Identify each line in the records below that contains the word "this", and copy it.

--- Begin Given data ---

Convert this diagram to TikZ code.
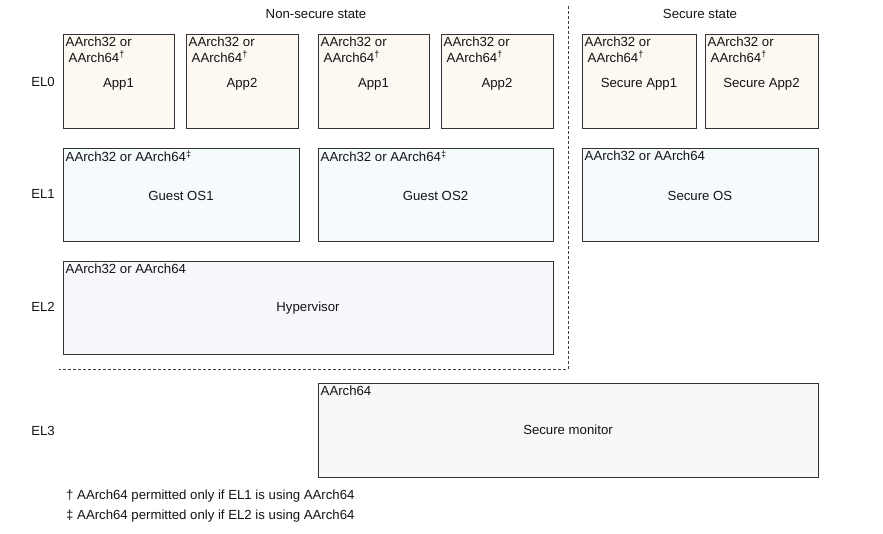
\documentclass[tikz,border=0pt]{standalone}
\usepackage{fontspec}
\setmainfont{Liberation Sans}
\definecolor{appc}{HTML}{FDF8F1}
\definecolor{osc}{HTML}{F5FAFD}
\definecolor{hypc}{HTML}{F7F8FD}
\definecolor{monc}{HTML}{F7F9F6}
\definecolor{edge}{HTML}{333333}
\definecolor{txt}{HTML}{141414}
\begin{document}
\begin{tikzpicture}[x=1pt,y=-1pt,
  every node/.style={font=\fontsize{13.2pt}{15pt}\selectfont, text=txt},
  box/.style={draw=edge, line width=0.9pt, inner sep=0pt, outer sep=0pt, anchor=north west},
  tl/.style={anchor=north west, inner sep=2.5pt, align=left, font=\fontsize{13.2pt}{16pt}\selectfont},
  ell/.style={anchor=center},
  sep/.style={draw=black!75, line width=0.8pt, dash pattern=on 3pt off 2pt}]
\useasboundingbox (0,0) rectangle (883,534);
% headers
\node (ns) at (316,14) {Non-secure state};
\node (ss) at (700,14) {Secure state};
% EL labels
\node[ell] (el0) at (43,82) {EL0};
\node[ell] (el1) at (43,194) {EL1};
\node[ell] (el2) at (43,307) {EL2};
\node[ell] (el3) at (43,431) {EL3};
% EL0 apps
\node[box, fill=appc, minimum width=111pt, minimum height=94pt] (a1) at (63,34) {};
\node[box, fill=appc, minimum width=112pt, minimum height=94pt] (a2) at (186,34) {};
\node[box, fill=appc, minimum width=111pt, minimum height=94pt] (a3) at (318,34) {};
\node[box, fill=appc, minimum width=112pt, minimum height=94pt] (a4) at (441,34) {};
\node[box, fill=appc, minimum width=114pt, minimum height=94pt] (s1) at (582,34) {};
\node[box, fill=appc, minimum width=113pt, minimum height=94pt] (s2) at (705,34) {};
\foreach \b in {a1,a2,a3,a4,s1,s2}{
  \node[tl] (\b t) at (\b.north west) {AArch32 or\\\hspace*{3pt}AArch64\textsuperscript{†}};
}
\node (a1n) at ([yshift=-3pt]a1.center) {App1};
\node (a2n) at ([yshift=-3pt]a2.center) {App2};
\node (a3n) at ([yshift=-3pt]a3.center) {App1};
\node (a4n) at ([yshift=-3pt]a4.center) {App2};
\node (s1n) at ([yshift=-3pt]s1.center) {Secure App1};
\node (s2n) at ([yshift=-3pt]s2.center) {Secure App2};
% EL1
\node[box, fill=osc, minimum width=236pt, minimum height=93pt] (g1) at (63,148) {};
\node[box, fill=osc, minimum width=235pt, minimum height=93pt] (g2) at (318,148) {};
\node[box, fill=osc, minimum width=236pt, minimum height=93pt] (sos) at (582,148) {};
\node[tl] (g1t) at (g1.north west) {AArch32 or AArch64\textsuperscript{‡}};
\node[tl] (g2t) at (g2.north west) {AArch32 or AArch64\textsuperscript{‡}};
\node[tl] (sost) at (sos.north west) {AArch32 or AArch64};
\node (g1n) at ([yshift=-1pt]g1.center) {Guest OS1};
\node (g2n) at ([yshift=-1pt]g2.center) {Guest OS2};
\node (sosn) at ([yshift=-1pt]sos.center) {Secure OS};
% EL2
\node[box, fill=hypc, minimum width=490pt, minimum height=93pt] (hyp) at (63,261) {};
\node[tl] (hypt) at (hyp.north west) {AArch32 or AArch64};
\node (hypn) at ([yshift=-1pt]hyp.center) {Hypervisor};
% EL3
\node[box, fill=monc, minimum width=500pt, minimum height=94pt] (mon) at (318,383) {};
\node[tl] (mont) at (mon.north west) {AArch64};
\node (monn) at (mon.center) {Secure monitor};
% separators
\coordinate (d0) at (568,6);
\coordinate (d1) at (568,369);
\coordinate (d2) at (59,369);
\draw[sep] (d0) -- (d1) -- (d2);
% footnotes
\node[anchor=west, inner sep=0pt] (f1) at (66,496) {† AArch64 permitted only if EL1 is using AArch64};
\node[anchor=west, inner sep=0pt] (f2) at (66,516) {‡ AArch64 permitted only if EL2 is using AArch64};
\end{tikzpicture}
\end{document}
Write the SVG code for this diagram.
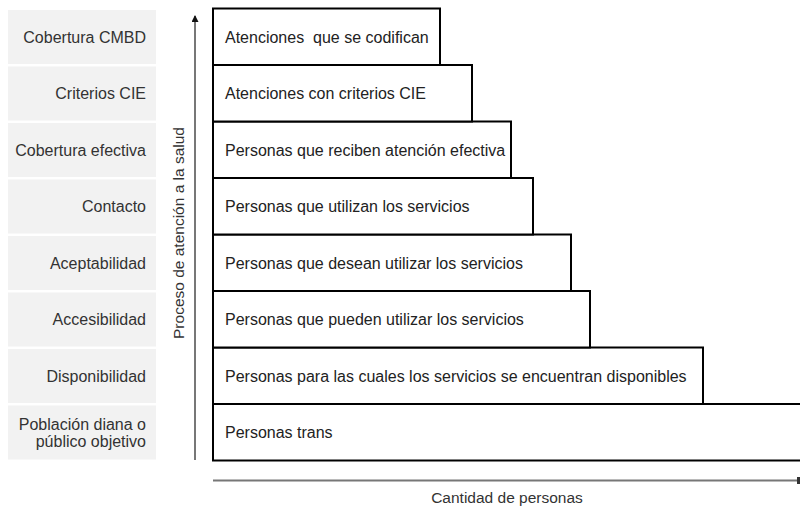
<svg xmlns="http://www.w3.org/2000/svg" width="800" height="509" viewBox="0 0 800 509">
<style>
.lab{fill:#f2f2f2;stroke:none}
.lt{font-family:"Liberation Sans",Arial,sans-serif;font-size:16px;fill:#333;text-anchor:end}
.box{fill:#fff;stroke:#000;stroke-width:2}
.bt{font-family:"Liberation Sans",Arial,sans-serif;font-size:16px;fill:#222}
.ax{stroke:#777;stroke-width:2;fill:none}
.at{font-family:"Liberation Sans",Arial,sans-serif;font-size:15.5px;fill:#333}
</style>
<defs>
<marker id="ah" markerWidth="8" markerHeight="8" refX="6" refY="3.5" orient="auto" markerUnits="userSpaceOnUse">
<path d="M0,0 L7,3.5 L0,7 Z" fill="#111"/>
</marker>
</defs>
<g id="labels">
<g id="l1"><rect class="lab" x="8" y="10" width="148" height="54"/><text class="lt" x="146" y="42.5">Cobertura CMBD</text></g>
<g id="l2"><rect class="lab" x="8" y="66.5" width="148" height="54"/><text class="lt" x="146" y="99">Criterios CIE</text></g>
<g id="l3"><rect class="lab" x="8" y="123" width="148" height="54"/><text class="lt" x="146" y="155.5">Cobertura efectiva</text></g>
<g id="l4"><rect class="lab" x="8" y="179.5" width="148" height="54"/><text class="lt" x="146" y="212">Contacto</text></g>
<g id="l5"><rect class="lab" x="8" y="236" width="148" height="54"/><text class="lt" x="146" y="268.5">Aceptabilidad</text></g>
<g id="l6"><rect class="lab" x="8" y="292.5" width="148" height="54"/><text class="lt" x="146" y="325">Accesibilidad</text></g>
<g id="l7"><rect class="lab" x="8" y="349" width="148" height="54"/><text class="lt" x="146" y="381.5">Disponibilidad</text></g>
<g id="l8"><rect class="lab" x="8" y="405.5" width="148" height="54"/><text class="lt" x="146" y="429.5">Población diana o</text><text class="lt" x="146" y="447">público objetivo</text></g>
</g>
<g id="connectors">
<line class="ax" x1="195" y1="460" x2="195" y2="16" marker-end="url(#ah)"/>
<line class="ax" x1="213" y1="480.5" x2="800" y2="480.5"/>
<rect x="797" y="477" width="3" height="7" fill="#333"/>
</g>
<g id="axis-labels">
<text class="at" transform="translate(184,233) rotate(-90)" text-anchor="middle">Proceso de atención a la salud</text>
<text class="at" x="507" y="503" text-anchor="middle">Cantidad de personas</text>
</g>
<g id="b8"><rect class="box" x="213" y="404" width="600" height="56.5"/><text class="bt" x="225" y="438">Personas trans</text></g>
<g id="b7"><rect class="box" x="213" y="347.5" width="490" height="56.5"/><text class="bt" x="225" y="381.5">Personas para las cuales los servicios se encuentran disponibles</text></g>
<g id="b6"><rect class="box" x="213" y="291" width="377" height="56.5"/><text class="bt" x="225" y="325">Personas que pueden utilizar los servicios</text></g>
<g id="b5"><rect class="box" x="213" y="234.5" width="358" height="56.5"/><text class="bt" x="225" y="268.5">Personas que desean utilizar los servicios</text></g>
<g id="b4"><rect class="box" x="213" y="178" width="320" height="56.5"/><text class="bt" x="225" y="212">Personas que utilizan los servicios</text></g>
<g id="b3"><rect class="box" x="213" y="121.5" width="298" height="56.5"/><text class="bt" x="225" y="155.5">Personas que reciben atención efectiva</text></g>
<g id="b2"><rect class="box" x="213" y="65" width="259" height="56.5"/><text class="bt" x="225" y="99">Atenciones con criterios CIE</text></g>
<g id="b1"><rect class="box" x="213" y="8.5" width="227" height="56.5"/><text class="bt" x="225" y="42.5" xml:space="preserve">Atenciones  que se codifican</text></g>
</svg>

--- End Given data ---

# Solved problem
Convert this diagram to TikZ code.
Write the SVG code for this diagram.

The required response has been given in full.